Beijing’s intervention also had some unintended consequences for China’s coal trade position. Supply cuts left Chinese producers flatfooted when cold winter weather led to an increase in coal demand. Imports and stock withdrawals filled in the gap (much to the delight of beleaguered international coal producers). 2016 imports were up 25 percent over 2015 (figure 26).

Figure 26: Apparent Consumption, Production, and Net Imports
Year-on-year change

Source: CEIC and RHG estimates

Higher global coal prices have brought some relief to metallurgical and export-oriented Appalachian mines. US production increased quarter-on-quarter during the last six months of the year, and 1,459 jobs were added after nine straight quarters of decline. Higher prices have also made PRB exports competitive again, with net-backs higher than mine mouth prices during the fourth quarter of last year (figure 27). This prompted Cloud Peak to resume exports on a limited basis, though proposed export terminals remain frozen. Australian mining outages due to flooding have also contributed to a recovery in global metallurgical coal prices.

Figure 27: The Competitiveness of PRB Coal in Asia
USD per metric ton

Source: Bloomberg, CEIC, EIA, RHG Estimates

The Domestic Coal Market Implications of Trump’s Policy Agenda

Looking beyond short-term energy market dynamics, how effective will President Trump’s policy plans in bringing about a recovery in US coal demand? To answer this question, we modeled the impact of the regulatory rollback called for in his March 28 EO using RHG-NEMS, a version of the EIA’s National Energy Modeling System[66] used to produce the Annual Energy Outlook, maintained by Rhodium Group. For this analysis, we assume that the following regulations are completely removed in 2017:

  • EPA’s CO2 standards for new power plants
  • EPA’s CO2 standards for existing power plants (the “Clean Power Plan”)
  • EPA’s methane regulations for new oil and gas production
  • BLM’s methane regulations for both new and existing oil and gas production on federal lands
  • DOI’s coal leasing moratorium on federal lands

It is not yet clear whether the relevant agencies will completely remove these regulations or rather seek to modify them. Either will elicit legal challenge from progressive states and environmental groups. But our analysis presents an upper-bound estimate on what Trump will be able to deliver to coal miners through his recent executive order.

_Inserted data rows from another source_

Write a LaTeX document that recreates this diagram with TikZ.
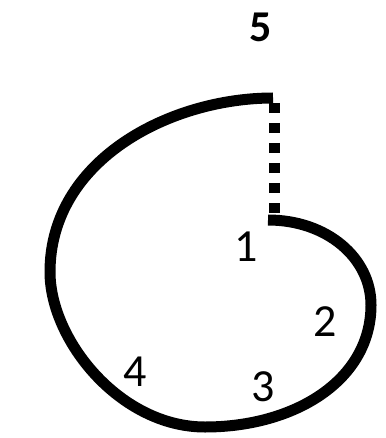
\documentclass[tikz,border=0pt]{standalone}
\usepackage{fontspec}
\setmainfont{Carlito}
\tikzset{
  shell/.style  ={draw=black, line width=5.5pt, line cap=butt},
  seam/.style   ={draw=black, line width=5.5pt, line cap=butt, dash pattern=on 5pt off 5pt},
  num/.style    ={font=\fontsize{23}{26}\selectfont, inner sep=0pt},
  numtop/.style ={font=\fontsize{22}{26}\selectfont\bfseries, inner sep=0pt},
}
\begin{document}
\begin{tikzpicture}[x=0.5pt, y=-0.5pt]
  \useasboundingbox (0,0) rectangle (385,438);
  % ends of the spiral and of the dotted seam
  \coordinate (core)    at (268,220);
  \coordinate (tip)     at (273,98);
  \coordinate (seamtop) at (274,103);
  \coordinate (seambot) at (274,213);
  % spiral
  \draw[shell] (core) .. controls (327,220) and (371,258) .. (371,305)
                      .. controls (371,380) and (295,427) .. (205,427)
                      .. controls (120,427) and (50,340) .. (50,272)
                      .. controls (50,160) and (170,98) .. (tip);
  \draw[seam] (seamtop) -- (seambot);
  % labels
  \node[numtop] (n5) at (261,27)  {5};
  \node[num]    (n1) at (246,247) {1};
  \node[num]    (n2) at (325,322) {2};
  \node[num]    (n3) at (263,387) {3};
  \node[num]    (n4) at (135,372) {4};
\end{tikzpicture}
\end{document}
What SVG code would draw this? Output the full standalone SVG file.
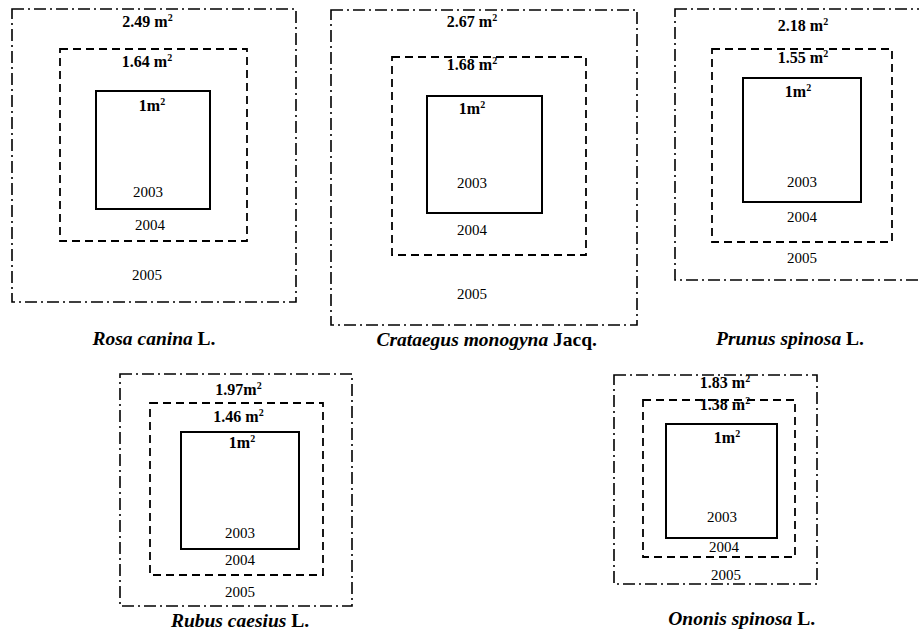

We started our analysis with the energy price and macroeconomic assumptions included in EIA’s 2017 Annual Energy Outlook.[67] In this forecast, natural gas prices rise to $3.40 per MMBTU in 2018, $4.51 in 2020 and 2025, and $5.00 in 2030 (all in real 2016 USD). At these prices, coal consumption rises between 2016 and 2020, even under policies already adopted by the Obama Administration or in the proposal stage. But consumption then declines starting in 2020 as the Clean Power Plan (CPP) drives more natural gas and renewables into the electric power sector at coal’s expense (figure 28). Assuming the CPP is implemented on time and by all states, US coal demand falls to 704 million short tons in 2025 and 608 million short tons in 2030.

With these energy price assumptions, if Trump’s EO is fully implemented, US coal consumption rises to 815 million short tons in 2025 and 834 million short tons in 2030. That’s still lower than US consumption was at any time between1987 and 2014 and still 26 percent below the 2007 peak. But it is a 111 million ton—or 16 percent—increase relative the Obama policy baseline in 2025, and a 226 million ton—or 37 percent increase—in 2030.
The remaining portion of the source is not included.